10. The Medium Really Is The Message
Different platforms enable different kinds of discourse. Twitter’s character limits shape how arguments get made. Facebook’s algorithm shapes what gets shared. TikTok’s video format shapes how information gets presented.
You can’t separate content from the medium it’s distributed through. The platform’s affordances and constraints shape what can be said and how it can be said.
Understanding media requires understanding how different platforms enable and constrain different types of communication.
What This Means Going Forward
These lessons suggest that improving media requires systemic changes rather than individual reforms. Better individual journalists won’t fix structural problems. Media literacy won’t overcome algorithmic distribution. Criticism won’t change business models.
This is somewhat pessimistic—systemic change is hard. But it’s also clarifying. We can stop focusing on solutions that don’t address root causes and start thinking about what might actually work.
That might mean new business models that align incentives differently. It might mean platform regulation that changes distribution dynamics. It might mean rebuilding local news infrastructure with different funding sources.
The point is that the problems are systemic, so the solutions need to be too.
What I’m Still Figuring Out
I don’t have answers for everything. How to fund quality journalism sustainably is still unclear. How to rebuild local news ecosystems remains mysterious. How to create accountability without access journalism is unresolved.
These are hard problems and I’m not sure anyone has good solutions yet. We’re figuring it out collectively, often by trial and error.

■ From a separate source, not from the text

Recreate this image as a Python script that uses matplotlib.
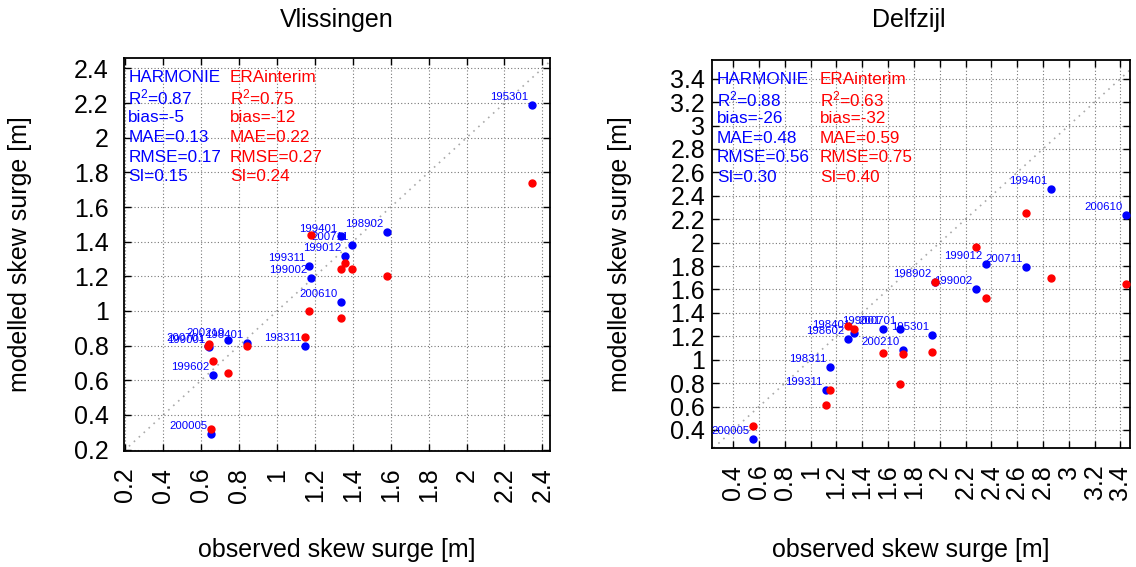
import numpy as np
import matplotlib
matplotlib.use("Agg")
import matplotlib.pyplot as plt

plt.rcParams['font.family'] = ['Liberation Sans', 'DejaVu Sans']
plt.rcParams['mathtext.fontset'] = 'custom'
plt.rcParams['mathtext.rm'] = 'Liberation Sans'
plt.rcParams['mathtext.it'] = 'Liberation Sans'

# ---------------- data ----------------
vl_events = ["200005", "199602", "199001", "200701", "200210", "198401", "198311",
             "199311", "199002", "200610", "199401", "199012", "200711", "198902", "195301"]
vl_obs = [0.65, 0.66, 0.64, 0.635, 0.74, 0.84, 1.15, 1.17, 1.18, 1.336, 1.336, 1.357, 1.397, 1.58, 2.344]
vl_harmonie = [0.29, 0.63, 0.79, 0.80, 0.83, 0.815, 0.80, 1.26, 1.19, 1.05, 1.43, 1.32, 1.38, 1.455, 2.19]
vl_era = [0.32, 0.71, 0.81, 0.80, 0.64, 0.80, 0.85, 1.00, 1.44, 0.96, 1.24, 1.275, 1.24, 1.20, 1.74]

dz_events = ["200005", "199311", "198311", "198602", "198401", "199001", "200701", "200210",
             "195301", "198902", "199002", "199012", "200711", "199401", "200610"]
dz_obs = [0.55, 1.116, 1.15, 1.287, 1.336, 1.563, 1.692, 1.713, 1.943, 1.964, 2.281, 2.359, 2.669, 2.86, 3.444]
dz_harmonie = [0.32, 0.742, 0.94, 1.175, 1.226, 1.263, 1.263, 1.084, 1.212, 1.668, 1.605, 1.816, 1.796, 2.46, 2.238]
dz_era = [0.43, 0.614, 0.742, 1.289, 1.263, 1.06, 0.79, 1.05, 1.069, 1.668, 1.967, 1.526, 2.252, 1.697, 1.648]

vl_stats_h = ["HARMONIE", r"R$^{2}$=0.87", "bias=-5", "MAE=0.13", "RMSE=0.17", "SI=0.15"]
vl_stats_e = ["ERAinterim", r"R$^{2}$=0.75", "bias=-12", "MAE=0.22", "RMSE=0.27", "SI=0.24"]
dz_stats_h = ["HARMONIE", r"R$^{2}$=0.88", "bias=-26", "MAE=0.48", "RMSE=0.56", "SI=0.30"]
dz_stats_e = ["ERAinterim", r"R$^{2}$=0.63", "bias=-32", "MAE=0.59", "RMSE=0.75", "SI=0.40"]

vl_ticks = np.round(np.arange(0.2, 2.41, 0.2), 1)
dz_ticks = np.round(np.arange(0.4, 3.41, 0.2), 1)

BLUE = '#0000ff'
RED = '#ff0000'

fig = plt.figure(figsize=(11.36, 5.67), dpi=100)

def panel(rect, obs, harm, era, events, stats_h, stats_e, ticks, xlim, ylim,
          ypad, stat_x, title, title_x, xlab_x, ylab_x):
    ax = fig.add_axes(rect)
    ax.set_xlim(*xlim)
    ax.set_ylim(*ylim)
    ax.set_xticks(ticks)
    ax.set_yticks(ticks)
    ax.set_xticklabels(['%g' % t for t in ticks], rotation=90)
    ax.set_yticklabels(['%g' % t for t in ticks])
    ax.tick_params(direction='in', length=5, width=1.0, top=True, right=True,
                   labelsize=18, colors='black')
    ax.tick_params(axis='x', pad=12)
    ax.tick_params(axis='y', pad=ypad)
    ax.grid(True, color='#777777', linestyle=(0, (1, 2)), linewidth=0.8)
    for s in ax.spines.values():
        s.set_linewidth(1.3)
    lo = max(xlim[0], ylim[0])
    hi = min(xlim[1], ylim[1])
    ax.plot([lo, hi], [lo, hi], linestyle=(0, (1, 3)), color='#aaaaaa', lw=1.2, zorder=1)
    ax.plot(obs, harm, 'o', color=BLUE, ms=5, mec=BLUE, zorder=3)
    for xo, yh, ev in zip(obs, harm, events):
        ax.annotate(ev, (xo, yh), xytext=(-2.5, 3.5), textcoords='offset points',
                    ha='right', va='baseline', color=BLUE, fontsize=8.2, zorder=4)
    ax.plot(obs, era, 'o', color=RED, ms=5, mec=RED, zorder=5)
    y0, dy = 0.950, 0.0505
    for i, (sh, se) in enumerate(zip(stats_h, stats_e)):
        ax.text(stat_x[0], y0 - i * dy, sh, transform=ax.transAxes, color=BLUE,
                fontsize=12.3, ha='left', va='center', zorder=6)
        ax.text(stat_x[1], y0 - i * dy, se, transform=ax.transAxes, color=RED,
                fontsize=12.3, ha='left', va='center', zorder=6)
    fig.text(title_x, 0.965, title, ha='center', va='center', fontsize=18)
    fig.text(xlab_x, 0.030, 'observed skew surge [m]', ha='center', va='center', fontsize=18)
    fig.text(ylab_x, rect[1] + rect[3] / 2, 'modelled skew surge [m]', ha='center',
             va='center', rotation=90, fontsize=18)
    return ax

panel([124 / 1136, 1 - 451 / 567, 426 / 1136, 393 / 567],
      vl_obs, vl_harmonie, vl_era, vl_events, vl_stats_h, vl_stats_e, vl_ticks,
      (0.193, 2.44), (0.192, 2.46), 11, (0.010, 0.249),
      'Vlissingen', 0.2967, 0.2967, 0.0176)

panel([712 / 1136, 1 - 448 / 567, 418 / 1136, 388 / 567],
      dz_obs, dz_harmonie, dz_era, dz_events, dz_stats_h, dz_stats_e, dz_ticks,
      (0.235, 3.475), (0.246, 3.56), 5, (0.012, 0.258),
      'Delfzijl', 0.800, 0.802, 0.546)

fig.savefig('out.png', dpi=100)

But understanding the problems clearly is the first step. If nothing else, years of writing about media has clarified what the actual problems are, even when solutions remain elusive.
Why I Keep Writing About This
Despite limited impact, I keep writing about media because it matters. How information circulates, what people know, how public discourse functions—these shape everything else.
Bad media doesn’t just misinform people about specific issues. It degrades the information environment that democracy depends on. Getting this right is worth sustained attention even when progress is slow.
Also, understanding how media works helps people navigate it better. If criticism reaches audiences rather than changing media organisations, that’s still valuable.
The Ongoing Project
Media is constantly evolving. New platforms emerge, business models shift, audience behaviour changes. What’s true today might not be true in five years.
This means media criticism is an ongoing project rather than something that can be definitively solved. The landscape keeps changing, requiring constant reassessment.
That’s part of what makes it interesting. The patterns I’ve identified hold for now, but I expect to learn new things and revise old conclusions as circumstances change.
For now, these are the lessons that seem most robust based on years of watching how media actually works versus how we think it should work.
Whether they’ll still hold in another few years remains to be seen.